高齢者狙い撃ちの負担増

政府の「医療制度改革大綱」

 高齢者の医療費自己負担の大幅引き上げなどを柱とする政府の「医療制度改革大綱」がこのほどまとまりました。06年通常国会に関連法案が提出される予定です。
 現在、高齢者の医療費自己負担はかかった医療費の1割。これを2割(70〜74歳)に引き上げるのが改革の中身。一定所得以上の高齢者は現行の2割負担が3割負担になります。療養病床に入院する高齢者の食費・居住費の全額自己負担化や、新たな高齢者医療制度を創設(08年)しすべての高齢者から保険料を徴収することも盛り込まれました。
 こうした負担増は「所得の高い高齢者もいる。現行の1割負担は現役世代に比べて低く、不公平」という理屈で正当化されています。 しかし、高齢になれば病気にかかりやすくなって当たり前。
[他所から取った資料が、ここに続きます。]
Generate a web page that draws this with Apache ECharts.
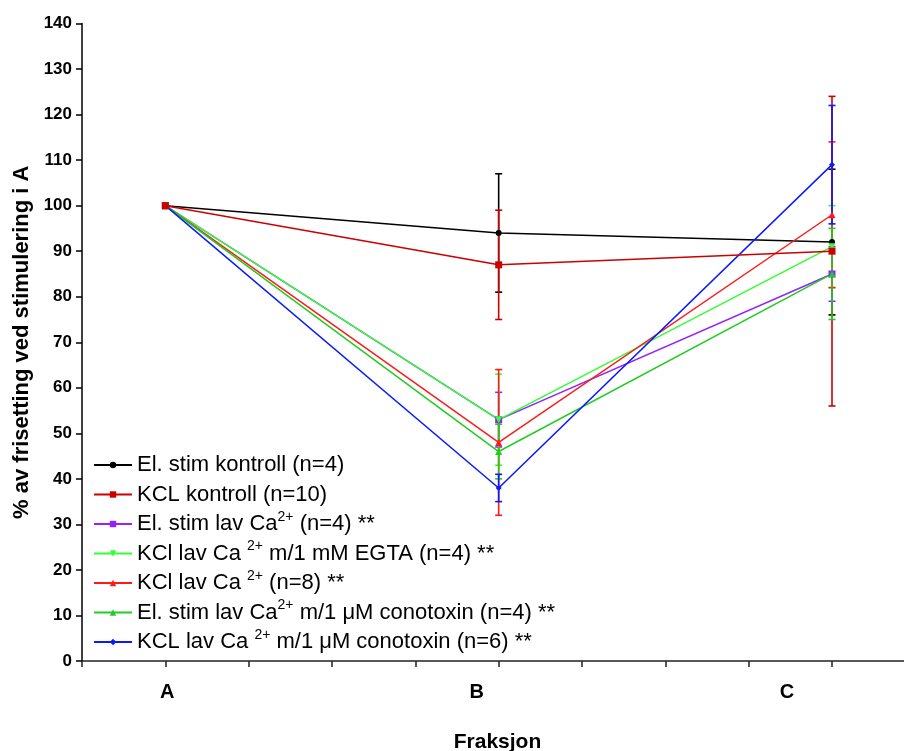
<!DOCTYPE html>
<html>
<head>
<meta charset="utf-8">
<script src="https://cdn.jsdelivr.net/npm/echarts@6/dist/echarts.min.js"></script>
<style>
  html, body { margin: 0; padding: 0; background: #fff; overflow: hidden; }
  #chart { width: 904px; height: 751px; }
</style>
</head>
<body>
<div id="chart"></div>
<script>
// fraksjoner (x-posisjon 1, 2, 3)
var fractions = ['A', 'B', 'C'];
var xPos = [1, 2, 3];

// navn i legenden
var seriesNames = [
    'El. stim kontroll (n=4)',
    'KCL kontroll (n=10)',
    'El. stim lav Ca2+ (n=4) **',
    'KCl lav Ca2+ m/1 mM EGTA (n=4) **',
    'KCl lav Ca2+ (n=8) **',
    'El. stim lav Ca2+ m/1 μM conotoxin (n=4) **',
    'KCL lav Ca2+ m/1 μM conotoxin (n=6) **'
];
var legendLabels = [
    'El. stim kontroll (n=4)',
    'KCL kontroll (n=10)',
    'El. stim lav Ca{sup|2+} (n=4) **',
    'KCl lav Ca {sup|2+} m/1 mM EGTA (n=4) **',
    'KCl lav Ca {sup|2+} (n=8) **',
    'El. stim lav Ca{sup|2+} m/1 μM conotoxin (n=4) **',
    'KCL lav Ca {sup|2+} m/1 μM conotoxin (n=6) **'
];

// middelverdier
var elStimKontroll = [100, 94, 92];
var kclKontroll = [100, 87, 90];
var elStimLavCa = [100, 53, 85];
var kclEgta = [100, 53, 91];
var kclLavCa = [100, 48, 98];
var elStimCono = [100, 46, 85];
var kclCono = [100, 38, 109];

// feilstolper (+/-)
var elStimKontrollErr = [0, 13, 16];
var kclKontrollErr = [0, 12, 34];
var elStimLavCaErr = [0, 6, 6];
var kclEgtaErr = [0, 10, 9];
var kclLavCaErr = [0, 16, 16];
var elStimConoErr = [0, 6, 10];
var kclConoErr = [0, 3, 13];

var means = [elStimKontroll, kclKontroll, elStimLavCa, kclEgta, kclLavCa, elStimCono, kclCono];
var errs = [elStimKontrollErr, kclKontrollErr, elStimLavCaErr, kclEgtaErr, kclLavCaErr, elStimConoErr, kclConoErr];

var colors = ['#000000', '#cc0000', '#9322ff', '#33ff33', '#ff1a1a', '#22cc22', '#0a1aff'];
var symbols = ['circle', 'rect', 'rect', 'triangle', 'triangle', 'triangle', 'diamond'];
var symbolSizes = [6, 7, 7, 7, 7, 7, 6];
var symbolRotates = [0, 0, 0, 180, 0, 0, 0];

var fontName = 'Arial, "Liberation Sans", sans-serif';

var chart = echarts.init(document.getElementById('chart'));

var series = [];
// feilstolper først, så de ligger under linjene
means.forEach(function (m, i) {
    series.push({
        type: 'custom',
        name: seriesNames[i] + ' err',
        z: 1,
        silent: true,
        data: xPos.map(function (x, k) { return [x, m[k], errs[i][k]]; }),
        renderItem: function (params, api) {
            var e = api.value(2);
            if (!e) return null;
            var x = api.value(0), y = api.value(1);
            var top = api.coord([x, y + e]);
            var bot = api.coord([x, y - e]);
            var w = 3.5;
            var st = { stroke: colors[i], lineWidth: 1.6 };
            return {
                type: 'group',
                children: [
                    { type: 'line', shape: { x1: top[0], y1: top[1], x2: bot[0], y2: bot[1] }, style: st },
                    { type: 'line', shape: { x1: top[0] - w, y1: top[1], x2: top[0] + w, y2: top[1] }, style: st },
                    { type: 'line', shape: { x1: bot[0] - w, y1: bot[1], x2: bot[0] + w, y2: bot[1] }, style: st }
                ]
            };
        }
    });
});
means.forEach(function (m, i) {
    series.push({
        type: 'line',
        name: seriesNames[i],
        z: 2 + (i === 1 ? 1 : 0),
        data: xPos.map(function (x, k) { return [x, m[k]]; }),
        symbol: symbols[i],
        symbolSize: symbolSizes[i],
        symbolRotate: symbolRotates[i],
        showAllSymbol: true,
        color: colors[i],
        lineStyle: { width: 1.5, color: colors[i] },
        itemStyle: { color: colors[i] },
        animation: false
    });
});

var xLabelRich = {
    a: { fontSize: 20, fontWeight: 'bold', fontFamily: fontName, color: '#000', padding: [0, 0, 0, 4] },
    b: { fontSize: 20, fontWeight: 'bold', fontFamily: fontName, color: '#000', padding: [0, 44, 0, 0] },
    c: { fontSize: 20, fontWeight: 'bold', fontFamily: fontName, color: '#000', padding: [0, 90, 0, 0] }
};

var option = {
    backgroundColor: '#fff',
    animation: false,
    textStyle: { fontFamily: fontName },
    grid: { left: 82, right: -5, top: 23.5, bottom: 90, outerBoundsMode: 'none' },
    legend: {
        data: seriesNames,
        orient: 'vertical',
        left: 93,
        top: 451,
        padding: 0,
        itemWidth: 38,
        itemHeight: 8,
        itemGap: 1.5,
        formatter: function (name) {
            return legendLabels[seriesNames.indexOf(name)];
        },
        textStyle: {
            fontSize: 22,
            lineHeight: 28,
            color: '#000',
            fontFamily: fontName,
            rich: {
                sup: { fontSize: 14, lineHeight: 10, verticalAlign: 'top', color: '#000', fontFamily: fontName }
            }
        }
    },
    xAxis: {
        type: 'value',
        min: 0.75,
        max: 3.231,
        interval: 0.25,
        name: 'Fraksjon',
        nameLocation: 'middle',
        nameGap: 71,
        nameTextStyle: { fontSize: 21, fontWeight: 'bold', color: '#000', fontFamily: fontName, padding: [0, 0, 0, 4] },
        splitLine: { show: false },
        axisLine: { lineStyle: { color: '#222', width: 1.5 } },
        axisTick: { length: 6, lineStyle: { color: '#222', width: 1.5 } },
        axisLabel: {
            margin: 21,
            formatter: function (v) {
                var idx = xPos.indexOf(Math.round(v * 100) / 100);
                if (idx < 0) return '';
                var key = ['a', 'b', 'c'][idx];
                return '{' + key + '|' + fractions[idx] + '}';
            },
            rich: xLabelRich
        }
    },
    yAxis: {
        type: 'value',
        min: 0,
        max: 140,
        interval: 10,
        name: '% av frisetting ved stimulering i A',
        nameLocation: 'middle',
        nameGap: 47,
        nameTextStyle: { fontSize: 22, fontWeight: 'bold', color: '#000', fontFamily: fontName },
        splitLine: { show: false },
        axisLine: { show: true, lineStyle: { color: '#000', width: 1.5 } },
        axisTick: { show: true, length: 6, lineStyle: { color: '#000', width: 1.5 } },
        axisLabel: { margin: 10, fontSize: 17, fontWeight: 'bold', color: '#000', fontFamily: fontName }
    },
    series: series
};

chart.setOption(option);
</script>
</body>
</html>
70歳以上の高齢者の医療費は、30〜40歳の世代の3〜4倍です。つまり、病院窓口での自己負担額は現在の1割負担で、なんとか現役世代と同程度に抑えられているのです。2割負担になれば、負担額は現役世代の倍以上に膨れ上がってしまいます。


●「医療費高い」は政府のウソ?
 患者負担増の狙いとして政府・与党は医療費抑制を掲げます。今回の改革案では、高齢者負担増に加えて、経済の伸びに合わせて医療費総額を抑制する考え方も盛り込まれました。
 しかし、日本の医療費は他の先進諸国と比べると高くありません。医療費の対GDP(国内総生産)比は、欧米諸国よりも低水準。1人当たり医療費は、英独仏などより1〜3割も低く、米国の半分以下です。
 こうした安上がりな医療にも関わらず、日本の平均寿命は世界で一番長く、新生児死亡率も最低水準。WHO(世界保健機関)のリポートでも、健康達成度の総合評価で日本は世界一にランクされています。


●狙いはアメリカ型の儲ける医療
 安くて成果の上がっている日本の医療制度を政府・与党はどこに導こうとしているのか?
 今回の医療制度改革大綱には含まれていませんが、政府は健康保険がカバーする病気の範囲を縮小することも検討中。医療の公的負担を最小限に抑えて、残りは自己責任でという発想です。財界からは公的保険を縮小した分、民間保険を売って儲ける本音も出されています。
 実はこうした医療制度を採用している国があります。米国です。しかし、命を儲けの対象にした制度の下、一部の金持ちは最高水準の医療を受けられる反面、4000万人以上が無保険下で生活しています。医療費が払えずに破産する人は、クレジットカード破産に次いで第2位。低所得者は医者にも満足にかかれず、新生児死亡率は日本の3倍です。